Voters crowded into Bryant Square Park Tuesday night to hear from the two candidates locked in a competitive race to represent the Uptown area on the City Council.

Urban planner Lisa Bender is challenging first-term incumbent Meg Tuthill in the Tenth Ward, which grew more renter-dominant this year when redistricting added the Whittier neighborhood and lopped off East Isles.

The forum, moderated by the League of Women Voters, was the first public meeting of the candidates since Bender won the DFL endorsement this spring. Tuthill pledged at the convention to suspend her campaign if she lost the endorsement, but later questioned the meaning of the word "suspend" and continued seeking re-election.

Also participating on Tuesday night was Pirate Party candidate Scott Hargarten.

Two questions regarding businesses and density, in particular, illustrated some distinctions between Bender and Tuthill's platforms.

How would you handle disputes between residents and developers or business interests?

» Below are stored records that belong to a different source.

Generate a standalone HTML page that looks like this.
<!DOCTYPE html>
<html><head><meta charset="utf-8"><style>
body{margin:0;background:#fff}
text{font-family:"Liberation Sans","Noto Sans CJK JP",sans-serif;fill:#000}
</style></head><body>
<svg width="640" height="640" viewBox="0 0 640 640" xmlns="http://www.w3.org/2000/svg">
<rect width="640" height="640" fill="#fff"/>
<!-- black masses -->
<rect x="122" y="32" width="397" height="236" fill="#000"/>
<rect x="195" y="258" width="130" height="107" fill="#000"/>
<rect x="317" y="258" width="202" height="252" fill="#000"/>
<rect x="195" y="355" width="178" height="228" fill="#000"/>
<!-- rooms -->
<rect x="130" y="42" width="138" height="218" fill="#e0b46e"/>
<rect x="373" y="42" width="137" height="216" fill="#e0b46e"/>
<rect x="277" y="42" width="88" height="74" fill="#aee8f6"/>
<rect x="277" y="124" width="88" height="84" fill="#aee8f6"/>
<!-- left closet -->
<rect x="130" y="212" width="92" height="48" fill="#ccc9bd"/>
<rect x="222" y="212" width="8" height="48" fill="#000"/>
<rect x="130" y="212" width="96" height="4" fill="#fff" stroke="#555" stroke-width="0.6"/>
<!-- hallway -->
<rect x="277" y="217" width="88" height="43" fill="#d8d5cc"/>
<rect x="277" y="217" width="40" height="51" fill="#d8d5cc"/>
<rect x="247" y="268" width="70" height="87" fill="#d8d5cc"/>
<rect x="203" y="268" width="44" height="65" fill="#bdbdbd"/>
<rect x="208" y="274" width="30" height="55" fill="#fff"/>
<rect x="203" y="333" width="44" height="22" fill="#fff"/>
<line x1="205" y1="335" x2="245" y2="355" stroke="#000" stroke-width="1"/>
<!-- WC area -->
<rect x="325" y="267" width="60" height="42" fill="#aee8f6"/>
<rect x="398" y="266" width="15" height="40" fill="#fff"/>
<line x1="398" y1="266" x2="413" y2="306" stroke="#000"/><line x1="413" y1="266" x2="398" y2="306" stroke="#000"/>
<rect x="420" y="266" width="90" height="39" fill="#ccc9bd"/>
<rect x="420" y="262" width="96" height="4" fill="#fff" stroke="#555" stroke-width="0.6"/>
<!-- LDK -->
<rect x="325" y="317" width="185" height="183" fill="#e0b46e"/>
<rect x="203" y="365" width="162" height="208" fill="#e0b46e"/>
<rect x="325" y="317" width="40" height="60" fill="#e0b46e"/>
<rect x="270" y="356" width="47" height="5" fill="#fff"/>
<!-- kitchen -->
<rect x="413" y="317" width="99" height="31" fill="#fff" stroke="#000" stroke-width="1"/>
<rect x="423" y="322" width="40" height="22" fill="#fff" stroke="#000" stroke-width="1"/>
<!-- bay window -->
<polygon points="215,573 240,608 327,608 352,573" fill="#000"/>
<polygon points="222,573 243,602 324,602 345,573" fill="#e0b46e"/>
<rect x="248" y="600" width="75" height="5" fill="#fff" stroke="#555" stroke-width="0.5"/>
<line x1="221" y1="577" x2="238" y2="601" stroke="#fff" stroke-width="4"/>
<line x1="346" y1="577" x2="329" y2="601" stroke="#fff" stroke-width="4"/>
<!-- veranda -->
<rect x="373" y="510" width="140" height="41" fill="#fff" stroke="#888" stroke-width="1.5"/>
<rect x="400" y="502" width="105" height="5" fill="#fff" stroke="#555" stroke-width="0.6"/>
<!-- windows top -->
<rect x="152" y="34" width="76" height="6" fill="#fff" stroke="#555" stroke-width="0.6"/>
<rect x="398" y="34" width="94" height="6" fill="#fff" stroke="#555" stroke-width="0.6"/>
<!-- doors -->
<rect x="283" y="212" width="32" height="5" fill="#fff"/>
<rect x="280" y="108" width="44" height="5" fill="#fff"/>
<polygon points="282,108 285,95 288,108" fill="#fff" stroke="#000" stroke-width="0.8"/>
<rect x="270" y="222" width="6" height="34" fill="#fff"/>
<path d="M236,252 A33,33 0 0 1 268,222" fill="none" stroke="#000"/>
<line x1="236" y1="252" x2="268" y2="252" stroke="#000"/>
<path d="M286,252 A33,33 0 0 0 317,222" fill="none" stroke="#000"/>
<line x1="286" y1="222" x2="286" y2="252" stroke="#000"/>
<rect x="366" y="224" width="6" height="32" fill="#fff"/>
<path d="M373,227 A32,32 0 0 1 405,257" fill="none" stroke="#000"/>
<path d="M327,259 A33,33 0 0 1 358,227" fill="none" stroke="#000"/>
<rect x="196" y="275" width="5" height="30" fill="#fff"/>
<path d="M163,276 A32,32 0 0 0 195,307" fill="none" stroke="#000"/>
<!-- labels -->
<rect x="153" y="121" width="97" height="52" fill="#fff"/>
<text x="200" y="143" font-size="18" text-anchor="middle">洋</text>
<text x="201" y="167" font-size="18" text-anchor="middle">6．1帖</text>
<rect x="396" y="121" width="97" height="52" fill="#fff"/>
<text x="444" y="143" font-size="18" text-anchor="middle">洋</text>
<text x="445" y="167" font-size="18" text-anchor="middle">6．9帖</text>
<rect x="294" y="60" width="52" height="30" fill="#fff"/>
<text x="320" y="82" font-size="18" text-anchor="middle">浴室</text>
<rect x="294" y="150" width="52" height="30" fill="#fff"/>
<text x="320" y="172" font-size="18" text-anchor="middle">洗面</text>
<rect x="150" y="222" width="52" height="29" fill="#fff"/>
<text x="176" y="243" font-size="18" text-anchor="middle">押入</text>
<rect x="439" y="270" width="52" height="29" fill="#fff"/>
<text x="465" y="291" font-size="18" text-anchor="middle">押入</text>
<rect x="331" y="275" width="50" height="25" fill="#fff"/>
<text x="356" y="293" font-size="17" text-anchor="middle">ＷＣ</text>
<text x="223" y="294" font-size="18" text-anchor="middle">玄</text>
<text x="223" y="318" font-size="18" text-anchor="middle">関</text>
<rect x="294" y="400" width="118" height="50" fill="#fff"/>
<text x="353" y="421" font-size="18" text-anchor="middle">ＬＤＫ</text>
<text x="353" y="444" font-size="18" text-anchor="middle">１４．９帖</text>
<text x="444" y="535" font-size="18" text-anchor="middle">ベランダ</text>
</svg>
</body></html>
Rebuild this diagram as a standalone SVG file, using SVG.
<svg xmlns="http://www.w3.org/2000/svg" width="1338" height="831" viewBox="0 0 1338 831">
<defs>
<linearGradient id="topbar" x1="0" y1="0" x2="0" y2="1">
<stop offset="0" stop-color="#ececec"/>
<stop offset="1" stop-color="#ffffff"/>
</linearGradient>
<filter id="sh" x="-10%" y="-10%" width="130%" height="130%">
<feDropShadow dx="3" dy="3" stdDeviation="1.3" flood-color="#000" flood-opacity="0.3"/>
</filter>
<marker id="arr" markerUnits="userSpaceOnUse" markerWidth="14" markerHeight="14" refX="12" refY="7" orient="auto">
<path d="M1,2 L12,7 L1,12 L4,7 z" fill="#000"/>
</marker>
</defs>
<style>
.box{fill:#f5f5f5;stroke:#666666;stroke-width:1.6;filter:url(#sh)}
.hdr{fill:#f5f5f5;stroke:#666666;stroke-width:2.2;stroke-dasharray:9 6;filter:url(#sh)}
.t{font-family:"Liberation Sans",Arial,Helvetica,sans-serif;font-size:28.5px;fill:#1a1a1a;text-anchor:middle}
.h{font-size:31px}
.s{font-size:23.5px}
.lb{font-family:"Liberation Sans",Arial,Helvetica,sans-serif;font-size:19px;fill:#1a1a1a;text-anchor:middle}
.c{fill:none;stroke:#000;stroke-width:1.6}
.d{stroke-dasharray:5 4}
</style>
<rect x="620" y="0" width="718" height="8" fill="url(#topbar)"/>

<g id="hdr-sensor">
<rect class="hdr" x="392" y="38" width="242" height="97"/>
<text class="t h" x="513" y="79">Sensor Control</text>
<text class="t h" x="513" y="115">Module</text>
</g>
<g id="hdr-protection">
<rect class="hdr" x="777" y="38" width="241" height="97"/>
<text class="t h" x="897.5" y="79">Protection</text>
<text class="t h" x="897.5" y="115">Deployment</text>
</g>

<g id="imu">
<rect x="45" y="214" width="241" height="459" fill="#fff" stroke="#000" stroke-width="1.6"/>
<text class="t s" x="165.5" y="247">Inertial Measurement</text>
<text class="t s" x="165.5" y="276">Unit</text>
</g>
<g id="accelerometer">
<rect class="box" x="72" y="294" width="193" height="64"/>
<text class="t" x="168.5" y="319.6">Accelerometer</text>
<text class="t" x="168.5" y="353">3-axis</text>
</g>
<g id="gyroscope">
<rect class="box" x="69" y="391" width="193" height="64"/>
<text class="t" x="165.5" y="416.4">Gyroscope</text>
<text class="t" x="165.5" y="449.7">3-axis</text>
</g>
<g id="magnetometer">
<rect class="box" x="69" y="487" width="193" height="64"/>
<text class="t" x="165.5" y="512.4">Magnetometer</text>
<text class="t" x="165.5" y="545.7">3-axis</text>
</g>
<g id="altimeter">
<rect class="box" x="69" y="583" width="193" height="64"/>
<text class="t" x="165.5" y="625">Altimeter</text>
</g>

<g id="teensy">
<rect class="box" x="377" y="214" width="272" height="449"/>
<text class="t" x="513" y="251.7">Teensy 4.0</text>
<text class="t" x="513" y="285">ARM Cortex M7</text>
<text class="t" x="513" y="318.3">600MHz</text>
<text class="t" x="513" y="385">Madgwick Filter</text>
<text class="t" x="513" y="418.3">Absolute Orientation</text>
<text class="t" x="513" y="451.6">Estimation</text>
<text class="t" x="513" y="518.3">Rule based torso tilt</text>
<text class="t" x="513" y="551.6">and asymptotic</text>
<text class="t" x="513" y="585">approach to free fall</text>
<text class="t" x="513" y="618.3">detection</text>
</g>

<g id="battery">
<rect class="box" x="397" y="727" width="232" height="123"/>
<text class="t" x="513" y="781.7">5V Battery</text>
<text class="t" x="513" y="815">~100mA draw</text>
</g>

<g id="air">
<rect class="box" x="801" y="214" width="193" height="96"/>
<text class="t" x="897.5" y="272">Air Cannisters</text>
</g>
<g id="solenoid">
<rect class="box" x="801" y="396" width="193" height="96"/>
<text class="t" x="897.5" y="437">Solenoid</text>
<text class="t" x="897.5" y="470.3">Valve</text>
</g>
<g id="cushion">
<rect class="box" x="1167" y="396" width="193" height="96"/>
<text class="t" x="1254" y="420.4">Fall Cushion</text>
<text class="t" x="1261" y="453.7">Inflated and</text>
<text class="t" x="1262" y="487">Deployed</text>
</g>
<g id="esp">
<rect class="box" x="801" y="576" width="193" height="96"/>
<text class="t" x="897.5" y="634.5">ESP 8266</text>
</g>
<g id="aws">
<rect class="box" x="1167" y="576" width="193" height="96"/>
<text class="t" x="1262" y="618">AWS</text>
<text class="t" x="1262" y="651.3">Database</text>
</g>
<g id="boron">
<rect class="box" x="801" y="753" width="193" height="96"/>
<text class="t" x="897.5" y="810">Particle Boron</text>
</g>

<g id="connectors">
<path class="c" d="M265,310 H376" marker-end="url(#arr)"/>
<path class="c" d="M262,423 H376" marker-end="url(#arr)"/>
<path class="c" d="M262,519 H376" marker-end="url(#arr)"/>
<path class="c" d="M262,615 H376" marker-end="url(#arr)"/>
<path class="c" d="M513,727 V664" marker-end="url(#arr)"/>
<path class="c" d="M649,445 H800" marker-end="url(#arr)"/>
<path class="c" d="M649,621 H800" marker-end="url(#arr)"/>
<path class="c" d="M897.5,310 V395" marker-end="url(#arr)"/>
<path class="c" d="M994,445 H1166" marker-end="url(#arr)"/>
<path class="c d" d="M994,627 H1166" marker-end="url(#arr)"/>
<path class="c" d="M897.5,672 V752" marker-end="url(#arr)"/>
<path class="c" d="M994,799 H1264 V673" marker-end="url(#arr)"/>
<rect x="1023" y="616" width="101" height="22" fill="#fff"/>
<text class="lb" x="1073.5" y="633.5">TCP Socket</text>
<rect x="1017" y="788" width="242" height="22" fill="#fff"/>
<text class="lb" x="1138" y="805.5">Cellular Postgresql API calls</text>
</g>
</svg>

Tuthill said "I've done this," citing her 2011 effort to handle Uptown patio noise. Her introduction of a citywide ordinance putting limitations on outdoor noise sparked controversy at the time. Tuthill said the effort garnered valuable concessions from businesses, such as money for extra cops, additional bike racks, and a sound engineer who studied proper decibel levels. Tuthill noted that several businesses now plan to bring the officers back during the holidays, when they have extra business, "for the safety of their patrons and also for balance in the neighborhood. It’s all about that balance.”

Bender said there needs to be a distinction between problem businesses and those who are "actually causing problems." She said in Tuthill's approach "all businesses were lumped in together." Bender said there was not enough support on the council for citywide restrictions on outdoor noise -- which Tuthill later refuted -- adding that many people prize the outdoor patio experience because "we only get a couple of months to be outside." Regarding developers, Bender said sometimes we "create too much conflict where I think people actually have shared goals." She said this could be alleviated by having more discussions about people's visions and goals for their areas.

Hargarten said that large institutions tend to win these disputes, and there are few ways for citizens to "stand up and win these arguments." He says he would help people organize on their own terms.

What is smart density and how would you address the transportation issues that come with growth?

Tuthill said that density makes the most sense along commercial corridors, which is where much of the transportation is located. She said any additional density inside the neighborhoods must be done "very, very carefully. Because part of what makes these neighborhoods beautiful and livable is our street scape.” She added that she would like to "preserve the housing stock that we have." Tuthill recently opposed a City Council decision to allow for smaller units inside residential projects. "I think we’ve got to go slowly and carefully," Tuthill said.

Bender said smart density is "development that contributes to our neighborhoods and is beautiful. It's lasting, it has a ground floor that makes people want to walk along it, to be near it." She said that has not been the case with many recent developments, and the city needs to do a better job of asking developers to ensure buildings contribute to the neighborhoods. She supported the decision to allow smaller units because "that’s what people want and need to live in." Regarding transportation, Bender said the transportation system is falling behind the ward's population growth. She advocated for stronger transit connections to downtown.

Hargarten said he doesn't "really know what smart density is," but said the logical answer would be to concentrate density "in a way where we actually get the most from our growth and don’t lose our unique communities.”